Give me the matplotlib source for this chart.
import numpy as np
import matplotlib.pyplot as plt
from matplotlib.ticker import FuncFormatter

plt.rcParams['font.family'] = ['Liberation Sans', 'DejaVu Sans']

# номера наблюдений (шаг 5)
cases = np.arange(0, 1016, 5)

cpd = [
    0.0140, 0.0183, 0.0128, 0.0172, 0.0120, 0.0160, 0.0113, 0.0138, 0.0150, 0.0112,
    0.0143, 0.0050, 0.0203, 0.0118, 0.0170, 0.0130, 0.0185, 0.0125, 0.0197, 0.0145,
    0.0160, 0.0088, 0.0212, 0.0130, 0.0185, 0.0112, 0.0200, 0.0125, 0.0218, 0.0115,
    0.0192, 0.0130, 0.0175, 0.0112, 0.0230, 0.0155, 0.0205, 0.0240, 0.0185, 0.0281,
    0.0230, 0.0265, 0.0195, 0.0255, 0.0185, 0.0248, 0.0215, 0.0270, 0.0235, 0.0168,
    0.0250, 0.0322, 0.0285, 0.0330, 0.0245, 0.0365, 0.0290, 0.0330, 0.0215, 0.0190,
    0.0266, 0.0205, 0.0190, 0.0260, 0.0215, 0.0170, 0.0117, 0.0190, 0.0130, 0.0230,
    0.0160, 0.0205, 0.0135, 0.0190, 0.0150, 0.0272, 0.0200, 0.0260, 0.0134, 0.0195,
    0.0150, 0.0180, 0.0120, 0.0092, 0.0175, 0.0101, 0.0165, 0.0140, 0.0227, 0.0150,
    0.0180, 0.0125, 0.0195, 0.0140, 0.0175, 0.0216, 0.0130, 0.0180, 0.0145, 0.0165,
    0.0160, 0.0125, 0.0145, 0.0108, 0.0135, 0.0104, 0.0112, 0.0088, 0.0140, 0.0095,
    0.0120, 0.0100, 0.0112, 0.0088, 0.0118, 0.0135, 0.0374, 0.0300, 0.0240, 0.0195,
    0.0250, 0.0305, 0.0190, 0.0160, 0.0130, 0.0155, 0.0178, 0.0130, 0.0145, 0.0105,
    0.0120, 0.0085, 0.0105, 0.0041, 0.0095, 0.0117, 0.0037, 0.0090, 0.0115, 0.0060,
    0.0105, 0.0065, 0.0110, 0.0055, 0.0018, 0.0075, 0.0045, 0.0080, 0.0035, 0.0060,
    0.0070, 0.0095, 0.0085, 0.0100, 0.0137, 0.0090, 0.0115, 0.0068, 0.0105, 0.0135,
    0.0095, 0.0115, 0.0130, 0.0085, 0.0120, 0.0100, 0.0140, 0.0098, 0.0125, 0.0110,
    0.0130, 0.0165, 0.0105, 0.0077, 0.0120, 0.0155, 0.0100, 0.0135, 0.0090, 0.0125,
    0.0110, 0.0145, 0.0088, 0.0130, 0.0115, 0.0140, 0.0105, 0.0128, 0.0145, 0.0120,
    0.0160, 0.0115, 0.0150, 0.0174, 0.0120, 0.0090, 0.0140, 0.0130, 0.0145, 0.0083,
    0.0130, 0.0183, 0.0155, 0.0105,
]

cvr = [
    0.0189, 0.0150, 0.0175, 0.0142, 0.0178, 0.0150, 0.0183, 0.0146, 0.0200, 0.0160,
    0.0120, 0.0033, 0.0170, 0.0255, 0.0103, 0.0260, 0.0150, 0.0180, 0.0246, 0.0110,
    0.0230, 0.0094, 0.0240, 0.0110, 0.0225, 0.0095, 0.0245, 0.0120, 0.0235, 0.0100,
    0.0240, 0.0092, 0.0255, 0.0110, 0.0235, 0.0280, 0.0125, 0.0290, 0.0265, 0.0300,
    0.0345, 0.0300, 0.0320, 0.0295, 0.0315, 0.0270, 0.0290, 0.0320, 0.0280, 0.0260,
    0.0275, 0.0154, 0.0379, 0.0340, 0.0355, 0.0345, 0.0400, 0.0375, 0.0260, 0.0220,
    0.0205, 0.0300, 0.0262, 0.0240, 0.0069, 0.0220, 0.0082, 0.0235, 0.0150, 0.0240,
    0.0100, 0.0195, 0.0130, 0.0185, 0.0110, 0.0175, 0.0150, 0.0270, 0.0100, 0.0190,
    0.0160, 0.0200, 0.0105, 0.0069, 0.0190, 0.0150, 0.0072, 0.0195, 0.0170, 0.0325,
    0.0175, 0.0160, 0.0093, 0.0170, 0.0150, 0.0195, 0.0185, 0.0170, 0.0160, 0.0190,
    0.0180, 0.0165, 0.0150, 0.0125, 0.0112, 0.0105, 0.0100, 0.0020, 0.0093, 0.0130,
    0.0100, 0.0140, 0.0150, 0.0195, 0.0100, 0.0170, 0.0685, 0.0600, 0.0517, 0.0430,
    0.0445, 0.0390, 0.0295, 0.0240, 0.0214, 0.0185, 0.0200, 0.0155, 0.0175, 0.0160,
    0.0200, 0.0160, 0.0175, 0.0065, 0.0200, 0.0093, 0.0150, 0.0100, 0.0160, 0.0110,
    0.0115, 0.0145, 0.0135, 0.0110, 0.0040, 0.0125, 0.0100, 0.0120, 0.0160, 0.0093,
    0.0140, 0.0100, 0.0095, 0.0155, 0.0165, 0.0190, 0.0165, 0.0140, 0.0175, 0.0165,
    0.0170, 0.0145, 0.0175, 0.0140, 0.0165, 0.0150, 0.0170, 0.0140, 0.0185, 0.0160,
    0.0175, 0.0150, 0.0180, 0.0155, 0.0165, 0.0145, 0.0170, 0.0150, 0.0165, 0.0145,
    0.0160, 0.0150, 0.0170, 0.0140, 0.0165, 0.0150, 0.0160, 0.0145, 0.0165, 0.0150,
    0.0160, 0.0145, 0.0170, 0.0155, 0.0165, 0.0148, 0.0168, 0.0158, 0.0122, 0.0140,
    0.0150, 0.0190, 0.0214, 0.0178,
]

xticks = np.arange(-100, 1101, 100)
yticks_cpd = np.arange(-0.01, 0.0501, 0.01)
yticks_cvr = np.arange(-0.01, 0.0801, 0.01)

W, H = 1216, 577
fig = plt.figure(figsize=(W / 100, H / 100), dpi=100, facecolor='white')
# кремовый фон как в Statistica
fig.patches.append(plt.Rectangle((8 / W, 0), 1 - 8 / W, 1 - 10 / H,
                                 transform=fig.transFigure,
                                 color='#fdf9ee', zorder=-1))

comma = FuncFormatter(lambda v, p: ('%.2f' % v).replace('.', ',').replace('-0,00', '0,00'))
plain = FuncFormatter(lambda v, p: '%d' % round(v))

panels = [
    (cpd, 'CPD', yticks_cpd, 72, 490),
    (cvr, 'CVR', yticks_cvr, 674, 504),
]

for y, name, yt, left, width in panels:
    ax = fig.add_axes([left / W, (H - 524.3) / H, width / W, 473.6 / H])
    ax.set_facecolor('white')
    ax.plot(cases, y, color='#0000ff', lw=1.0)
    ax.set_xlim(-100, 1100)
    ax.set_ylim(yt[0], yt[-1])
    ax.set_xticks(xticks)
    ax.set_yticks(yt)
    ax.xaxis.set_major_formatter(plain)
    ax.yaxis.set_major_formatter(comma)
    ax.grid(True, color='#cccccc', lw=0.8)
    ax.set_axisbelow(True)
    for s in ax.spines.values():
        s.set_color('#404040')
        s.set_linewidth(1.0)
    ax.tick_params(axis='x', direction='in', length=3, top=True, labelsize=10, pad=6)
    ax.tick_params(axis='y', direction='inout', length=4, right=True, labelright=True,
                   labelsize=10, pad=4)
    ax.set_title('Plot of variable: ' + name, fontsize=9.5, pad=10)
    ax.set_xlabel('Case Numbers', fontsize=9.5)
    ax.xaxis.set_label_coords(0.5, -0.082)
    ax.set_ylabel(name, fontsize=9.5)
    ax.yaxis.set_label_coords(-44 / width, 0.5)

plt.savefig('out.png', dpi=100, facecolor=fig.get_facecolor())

____________

### Written problem
Exactly repeat the lines above, from the opening line through the one with "cases = np.arange(0, 1016, 5)", and include nothing else.

### Correct response
Give me the matplotlib source for this chart.
import numpy as np
import matplotlib.pyplot as plt
from matplotlib.ticker import FuncFormatter

plt.rcParams['font.family'] = ['Liberation Sans', 'DejaVu Sans']

# номера наблюдений (шаг 5)
cases = np.arange(0, 1016, 5)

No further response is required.